▶ _YOUR OBJECTIVE_
Repeat word for word the opening stretch of the entries, from the first line through the line containing "const xLabels = [0, 100000, 200000];".

━━━━

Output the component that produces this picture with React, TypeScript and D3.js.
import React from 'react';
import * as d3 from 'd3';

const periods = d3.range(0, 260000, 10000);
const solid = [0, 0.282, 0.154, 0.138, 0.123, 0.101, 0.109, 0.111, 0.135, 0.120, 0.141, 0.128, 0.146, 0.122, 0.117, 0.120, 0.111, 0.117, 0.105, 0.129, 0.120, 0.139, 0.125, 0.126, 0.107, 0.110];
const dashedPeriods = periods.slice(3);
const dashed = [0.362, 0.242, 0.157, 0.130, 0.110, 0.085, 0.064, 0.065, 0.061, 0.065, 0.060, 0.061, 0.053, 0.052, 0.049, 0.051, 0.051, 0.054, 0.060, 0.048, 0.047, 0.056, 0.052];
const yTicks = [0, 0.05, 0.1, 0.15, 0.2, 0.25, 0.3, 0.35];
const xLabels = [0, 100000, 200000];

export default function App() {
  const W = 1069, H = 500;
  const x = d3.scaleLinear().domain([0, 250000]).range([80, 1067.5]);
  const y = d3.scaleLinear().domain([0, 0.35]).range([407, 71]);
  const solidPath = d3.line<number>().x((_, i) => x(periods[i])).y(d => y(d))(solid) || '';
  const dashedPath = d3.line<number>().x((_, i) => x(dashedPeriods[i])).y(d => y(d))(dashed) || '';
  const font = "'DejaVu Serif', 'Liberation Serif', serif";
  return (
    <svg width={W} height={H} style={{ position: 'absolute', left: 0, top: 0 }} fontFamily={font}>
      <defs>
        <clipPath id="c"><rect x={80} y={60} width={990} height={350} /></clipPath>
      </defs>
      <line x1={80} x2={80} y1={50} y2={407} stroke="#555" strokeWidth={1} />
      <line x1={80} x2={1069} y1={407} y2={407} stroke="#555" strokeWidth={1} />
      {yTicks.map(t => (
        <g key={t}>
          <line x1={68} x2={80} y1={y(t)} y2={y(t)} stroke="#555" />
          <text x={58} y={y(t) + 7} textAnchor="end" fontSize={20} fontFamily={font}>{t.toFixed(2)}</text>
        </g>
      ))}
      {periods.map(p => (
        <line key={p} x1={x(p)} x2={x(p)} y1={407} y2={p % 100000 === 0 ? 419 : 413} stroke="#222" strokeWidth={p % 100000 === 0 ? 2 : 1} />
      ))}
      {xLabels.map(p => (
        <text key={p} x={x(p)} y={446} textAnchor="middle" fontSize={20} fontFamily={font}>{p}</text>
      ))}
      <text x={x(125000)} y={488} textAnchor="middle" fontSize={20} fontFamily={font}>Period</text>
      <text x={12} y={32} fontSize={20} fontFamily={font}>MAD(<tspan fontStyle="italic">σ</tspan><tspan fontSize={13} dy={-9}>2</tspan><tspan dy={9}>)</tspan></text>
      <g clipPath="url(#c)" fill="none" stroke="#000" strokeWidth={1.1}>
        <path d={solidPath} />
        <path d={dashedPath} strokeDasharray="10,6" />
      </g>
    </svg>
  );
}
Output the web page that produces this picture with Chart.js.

━━━━

▶ _RESPONSE TO THIS EXERCISE_
Output the component that produces this picture with React, TypeScript and D3.js.
import React from 'react';
import * as d3 from 'd3';

const periods = d3.range(0, 260000, 10000);
const solid = [0, 0.282, 0.154, 0.138, 0.123, 0.101, 0.109, 0.111, 0.135, 0.120, 0.141, 0.128, 0.146, 0.122, 0.117, 0.120, 0.111, 0.117, 0.105, 0.129, 0.120, 0.139, 0.125, 0.126, 0.107, 0.110];
const dashedPeriods = periods.slice(3);
const dashed = [0.362, 0.242, 0.157, 0.130, 0.110, 0.085, 0.064, 0.065, 0.061, 0.065, 0.060, 0.061, 0.053, 0.052, 0.049, 0.051, 0.051, 0.054, 0.060, 0.048, 0.047, 0.056, 0.052];
const yTicks = [0, 0.05, 0.1, 0.15, 0.2, 0.25, 0.3, 0.35];
const xLabels = [0, 100000, 200000];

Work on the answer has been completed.